Common Myths Debunked

Myth: "High quality means no compression"

Truth: Even at 95% JPEG quality, you're achieving 30-40% file reduction with virtually invisible quality loss.

Myth: "Once compressed, can't compress further"

Truth: Re-compressing with better settings or at correct dimensions can always achieve better results. The problem is re-compressing the SAME compressed version.

Myth: "PNG is better quality than JPEG"

Truth: They're different - PNG is lossless, JPEG is lossy. For photographs, JPEG at 80% looks visually equivalent to PNG at 10% of the file size.

Myth: "I should always use maximum quality"

Truth: Maximum quality (100%) rarely looks noticeably better than 85-90%, but file sizes are 2-3x larger. Use only when printing or for archival.

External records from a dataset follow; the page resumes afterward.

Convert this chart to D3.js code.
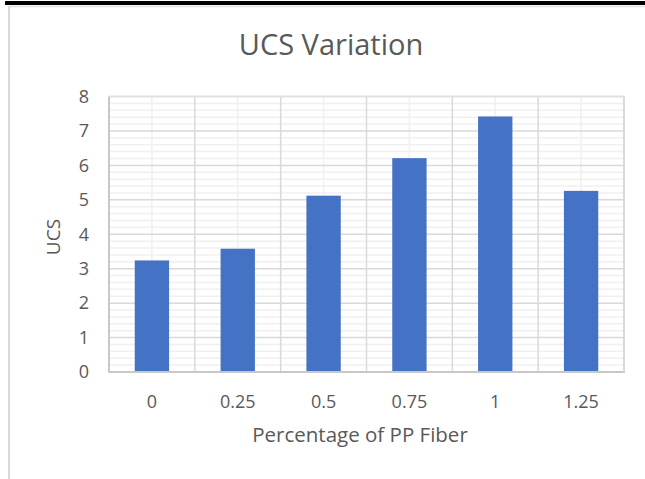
<!DOCTYPE html>
<html><head><meta charset="utf-8">
<script src="https://cdn.jsdelivr.net/npm/d3@7"></script>
<style>body{margin:0;background:#fff;}svg{display:block;}</style>
</head><body>
<script>
const categories = ["0","0.25","0.5","0.75","1","1.25"];
const ucsValues = [3.24, 3.58, 5.12, 6.21, 7.42, 5.26];
const yTicks = [0,1,2,3,4,5,6,7,8];
const chartTitle = "UCS Variation";
const xTitle = "Percentage of PP Fiber";
const yTitle = "UCS";

const W = 645, H = 479;
const svg = d3.select("body").append("svg").attr("width", W).attr("height", H);
const font = "'Open Sans', 'Liberation Sans', sans-serif";
const txt = "#595959";

// frame
svg.append("rect").attr("x",5).attr("y",1).attr("width",640).attr("height",4).attr("fill","#000");
svg.append("line").attr("x1",9).attr("x2",9).attr("y1",6).attr("y2",H).attr("stroke","#d9d9d9").attr("stroke-width",2);
svg.append("line").attr("x1",9).attr("x2",W).attr("y1",6.5).attr("y2",6.5).attr("stroke","#e0e0e0").attr("stroke-width",1.5);

const m = {l:109, r:624, t:96.5, b:372};
const x = d3.scaleBand().domain(categories).range([m.l, m.r]).paddingInner(0.6).paddingOuter(0.3);
const xb = d3.scaleBand().domain(categories).range([m.l, m.r]);
const y = d3.scaleLinear().domain([0,8]).range([m.b, m.t]);

const g = svg.append("g");
// minor horizontal grid
const minor = d3.range(0, 8.0001, 0.2).filter(v => Math.abs(v - Math.round(v)) > 1e-6);
g.selectAll(".hmin").data(minor).enter().append("line")
  .attr("x1", m.l).attr("x2", m.r).attr("y1", d => y(d)).attr("y2", d => y(d))
  .attr("stroke","#f0f0f0").attr("stroke-width",1.5);
// minor vertical grid at category centers
g.selectAll(".vmin").data(categories).enter().append("line")
  .attr("x1", d => xb(d)+xb.bandwidth()/2).attr("x2", d => xb(d)+xb.bandwidth()/2)
  .attr("y1", m.t).attr("y2", m.b).attr("stroke","#f0f0f0").attr("stroke-width",1.5);
// major horizontal grid
g.selectAll(".hmaj").data(yTicks).enter().append("line")
  .attr("x1", m.l).attr("x2", m.r).attr("y1", d => y(d)).attr("y2", d => y(d))
  .attr("stroke","#d9d9d9").attr("stroke-width",1.5);
// major vertical grid at category boundaries
const bounds = categories.map(d => xb(d)).concat([m.r]);
g.selectAll(".vmaj").data(bounds).enter().append("line")
  .attr("x1", d => d).attr("x2", d => d).attr("y1", m.t).attr("y2", m.b)
  .attr("stroke","#d9d9d9").attr("stroke-width",1.5);

// bars
g.selectAll(".bar").data(ucsValues).enter().append("rect")
  .attr("x", (d,i) => x(categories[i])).attr("width", x.bandwidth())
  .attr("y", d => y(d)).attr("height", d => y(0) - y(d))
  .attr("fill","#4472c4");

// axis lines
g.append("line").attr("x1",m.l).attr("x2",m.l).attr("y1",m.t).attr("y2",m.b+1).attr("stroke","#c8c8c8").attr("stroke-width",2);
g.append("line").attr("x1",m.l).attr("x2",m.r+1).attr("y1",m.b).attr("y2",m.b).attr("stroke","#c8c8c8").attr("stroke-width",2);
g.append("line").attr("x1",m.r).attr("x2",m.r).attr("y1",m.t).attr("y2",m.b).attr("stroke","#d9d9d9").attr("stroke-width",2);
g.append("line").attr("x1",m.l).attr("x2",m.r).attr("y1",m.t).attr("y2",m.t).attr("stroke","#e0e0e0").attr("stroke-width",1.5);

// y axis labels
const ya = svg.append("g").attr("transform",`translate(${m.l},0)`)
  .call(d3.axisLeft(y).tickValues(yTicks).tickSize(0).tickPadding(20).tickFormat(d3.format("d")));
ya.select(".domain").remove();
ya.selectAll("text").attr("font-family",font).attr("font-size",18).attr("fill",txt);

// x axis labels
const xa = svg.append("g").attr("transform",`translate(0,${m.b})`)
  .call(d3.axisBottom(xb).tickSize(0).tickPadding(23));
xa.select(".domain").remove();
xa.selectAll("text").attr("font-family",font).attr("font-size",18).attr("fill",txt);

// titles
svg.append("text").attr("x",331).attr("y",55).attr("text-anchor","middle")
  .attr("font-family",font).attr("font-size",29).attr("fill",txt).text(chartTitle);
svg.append("text").attr("x",360).attr("y",442).attr("text-anchor","middle")
  .attr("font-family",font).attr("font-size",20.5).attr("fill",txt).text(xTitle);
svg.append("text").attr("transform","translate(60,237) rotate(-90)").attr("text-anchor","middle")
  .attr("font-family",font).attr("font-size",19).attr("fill",txt).text(yTitle);
</script>
</body></html>
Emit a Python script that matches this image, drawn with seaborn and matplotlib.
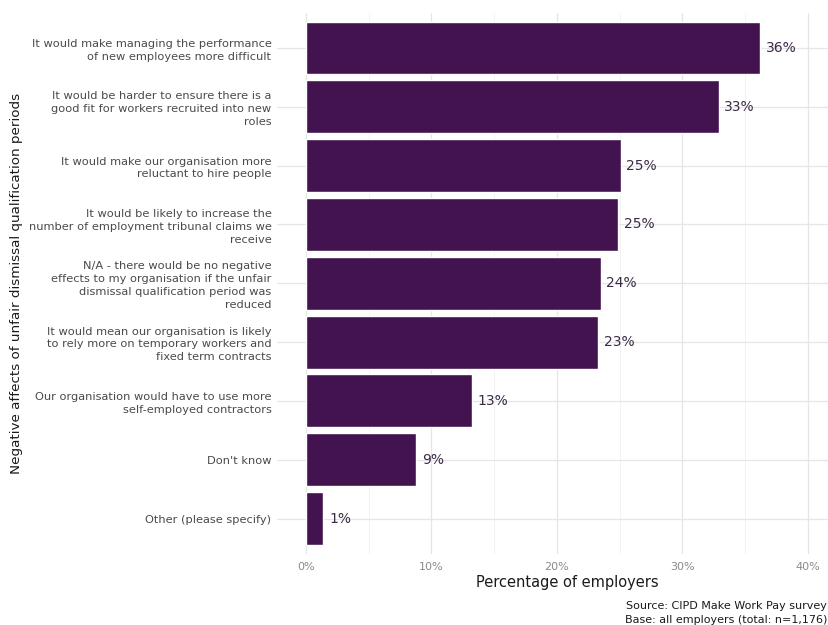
import matplotlib
matplotlib.use("Agg")
import matplotlib.pyplot as plt
import seaborn as sns
import pandas as pd

categories = [
    "It would make managing the performance\nof new employees more difficult",
    "It would be harder to ensure there is a\ngood fit for workers recruited into new\nroles",
    "It would make our organisation more\nreluctant to hire people",
    "It would be likely to increase the\nnumber of employment tribunal claims we\nreceive",
    "N/A - there would be no negative\neffects to my organisation if the unfair\ndismissal qualification period was\nreduced",
    "It would mean our organisation is likely\nto rely more on temporary workers and\nfixed term contracts",
    "Our organisation would have to use more\nself-employed contractors",
    "Don't know",
    "Other (please specify)",
]
values = [36.2, 32.9, 25.1, 24.9, 23.5, 23.3, 13.2, 8.8, 1.4]
value_labels = ["36%", "33%", "25%", "25%", "24%", "23%", "13%", "9%", "1%"]
xticks = [0, 10, 20, 30, 40]
xtick_labels = ["0%", "10%", "20%", "30%", "40%"]

df = pd.DataFrame({"category": categories, "value": values})

sns.set_theme(style="whitegrid")
plt.rcParams["font.family"] = ["DejaVu Sans"]

W, H = 829, 625
fig = plt.figure(figsize=(W / 100, H / 100), dpi=100)
left_px, right_px = 277, 858
top_px, bottom_px = 12.7, 553.8
ax = fig.add_axes([left_px / W, 1 - bottom_px / H, (right_px - left_px) / W, (bottom_px - top_px) / H])

sns.barplot(data=df, x="value", y="category", orient="h", color="#42134F",
            width=0.9, saturation=1, ax=ax, order=categories)

ax.set_xticks(xticks)
ax.set_xticklabels(xtick_labels, color="#8a8a8a", fontsize=8)
ax.set_xticks([5, 15, 25, 35], minor=True)
ax.set_xlim(-2.3, 44)
ax.set_ylim(len(categories) - 1 + 0.6, -0.6)
ax.tick_params(axis="y", labelsize=8.2, labelcolor="#4a4a4a", length=0, pad=4)
ax.tick_params(axis="x", length=0, pad=6)
for lab in ax.get_yticklabels():
    lab.set_horizontalalignment("right")
    lab.set_multialignment("right")
    lab.set_linespacing(1.35)

ax.grid(True, which="major", axis="both", color="#e6e6e6", linewidth=0.9)
ax.grid(True, which="minor", axis="x", color="#f0f0f0", linewidth=0.6)
ax.set_axisbelow(True)
for s in ax.spines.values():
    s.set_visible(False)
ax.set_facecolor("white")

for i, (v, lab) in enumerate(zip(values, value_labels)):
    ax.text(v + 0.45, i, lab, va="center", ha="left", fontsize=10, color="#3a2a46")

ax.set_xlabel("Percentage of employers", fontsize=10.5, color="#1a1a1a", labelpad=2)
ax.set_ylabel("Negative affects of unfair dismissal qualification periods",
              fontsize=9.7, color="#1a1a1a")
ax.yaxis.set_label_coords((23 - left_px) / (right_px - left_px), 0.5)

fig.text(827 / W, 1 - 606 / H, "Source: CIPD Make Work Pay survey", ha="right", va="center",
         fontsize=8, color="#1a1a1a")
fig.text(827 / W, 1 - 620 / H, "Base: all employers (total: n=1,176)", ha="right", va="center",
         fontsize=8, color="#1a1a1a")

fig.savefig("out.png", dpi=100, facecolor="white")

Advanced Optimization Strategies

Selective Compression

For images that need different quality in different areas, some tools allow selective compression. Save important areas (like faces) at higher quality.

Dithering for PNGs

PNG compression can be improved by reducing colors or using dithering, though this affects visual quality.

Color Quantization

Reducing the number of colors in an image can dramatically reduce PNG file size with acceptable quality loss for certain image types.

Multiple Resolution Delivery

Serve different sizes to different devices using responsive images or srcset. Mobile users get smaller files, desktop users get full quality.

Compression Checklist

  • Start with original, uncompressed image
  • Resize to actual display dimensions
  • Choose appropriate format (JPEG/PNG/WebP)
  • Set quality to 75-85% for photographs
  • Use progressive encoding for JPEGs
  • Remove unnecessary metadata
  • Compare before and after at 100% zoom
  • Test on target devices/screens
  • Target file size: under 200KB for web

Frequently Asked Questions

Q: How much can I reduce image size without quality loss?

A: Typically 60-90% reduction is achievable with imperceptible quality loss. The exact amount depends on image content and acceptable quality threshold.

Q: Is JPEG quality loss cumulative?

A: Yes. Each time you save as JPEG, quality degrades slightly. Always work from originals and only save compressed versions for final use.

Q: What's the best JPEG quality setting?

A: 80% is the sweet spot for most web use - achieving excellent visual quality with 60-80% file size reduction. Test with your specific images.

Q: Does resizing reduce quality?

A: Downsizing (making smaller) doesn't degrade quality - it actually removes data you don't need. Upsizing (making larger) can cause quality loss.

Q: Which format preserves the most quality?

A: PNG is lossless so preserves 100% quality. But for photographs, JPEG at 85% looks visually equivalent while being 80-90% smaller.